This Thought for the Day reflects on the worldly winds as the news shows them blowing through the lives of those caught up in a maelstrom they never expected
Step back from the details of several stories that have dominated the headlines recently and they seem to retell one of the oldest of all narratives. A man has risen to fame, riches and power, but things turn against him and he is facing disgrace. We must wait till the final act to discover if the fault’s his own or he’s a victim of injustice, but either is the material of tragedy.
‘All political lives,’ wrote Enoch Powell, ‘end in failure, because that is the nature of human affairs.’ Distancing ourselves from the opinions and emotions that swirl around the news can therefore show a pattern that touches our own lives. The Buddha said that those human affairs are subject to what he called ‘the Eight Worldly Winds’. There are four pairs: gain and loss, status and disgrace, praise and censure, pleasure and pain. When things are going well and we are respected and praised we think this is our just reward. But everything in life is impermanent and inconstant, and good fortune is often due as much to circumstances as merit. We grasp onto our gains and struggle against our losses, but when circumstances change, so do our fortunes and the winds that bring praise soon enough bring censure.
Writers like Shakespeare are fascinated by what happens to people when they lose the props they’ve relied on. We can find ourselves confronting the nothing that faced Macbeth as his enemies closed in. What are we left with when we lose our jobs, our careers hit the buffers, or we’re burdened by the sense that we never truly fulfilled our potential? What are we left with when the person we love stops loving us back, or turns out to be different from what we imagined? Perhaps they just change.

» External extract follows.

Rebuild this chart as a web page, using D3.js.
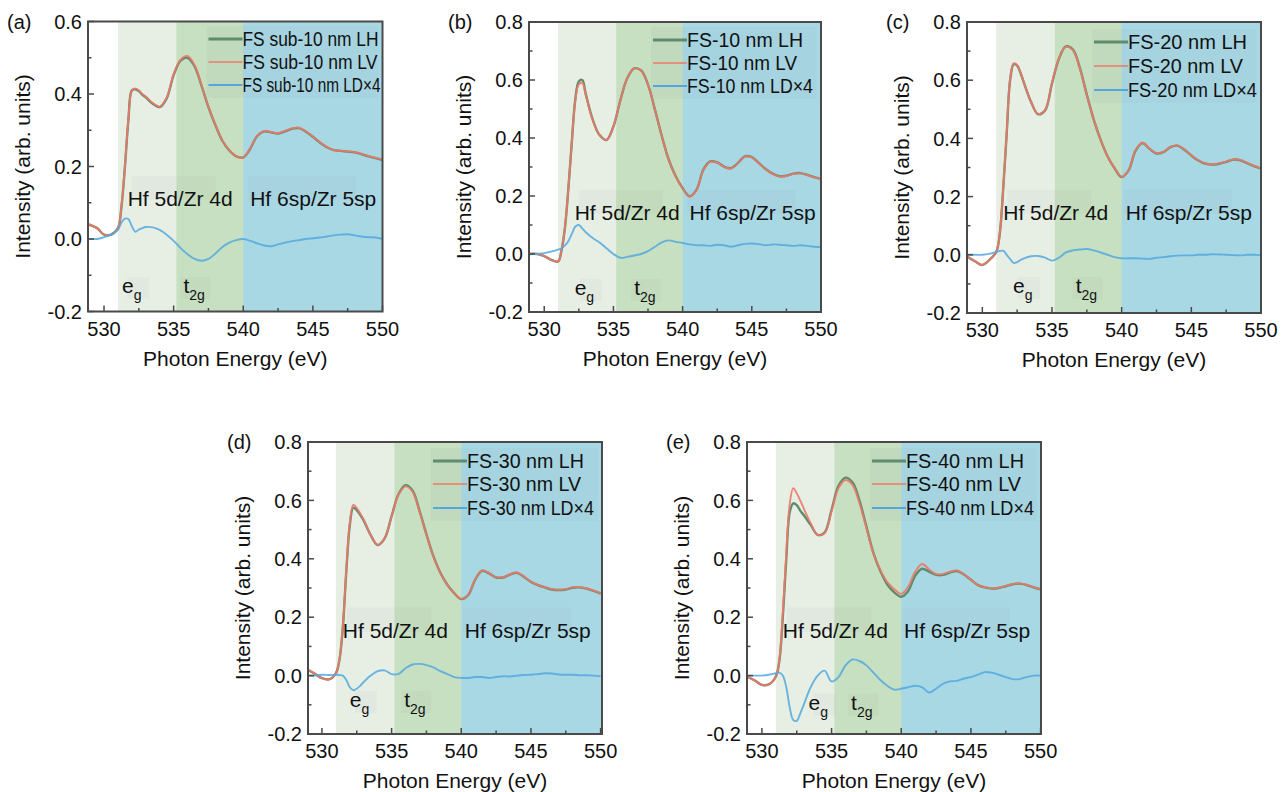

Tragic heroes, failed politicians and disgraced celebrities can seem to shrivel before our eyes when the wheel turns. The value of recognising the worldly winds as they affect our own lives is finding a deeper strength. If we base our emotional security and hopes for happiness on things that can’t sustain them, the Buddha suggests, we’re destined to suffer. This is even true of the most basic human instinct to seek pleasure and avoid pain. The alternative is letting go of our need for pleasure, praise and success and learning to accept the difficulties that might otherwise overwhelm us. This isn’t just grim stoicism. It means enjoying pleasures but not living for them, and sticking to what you believe in, whatever the world brings or others think.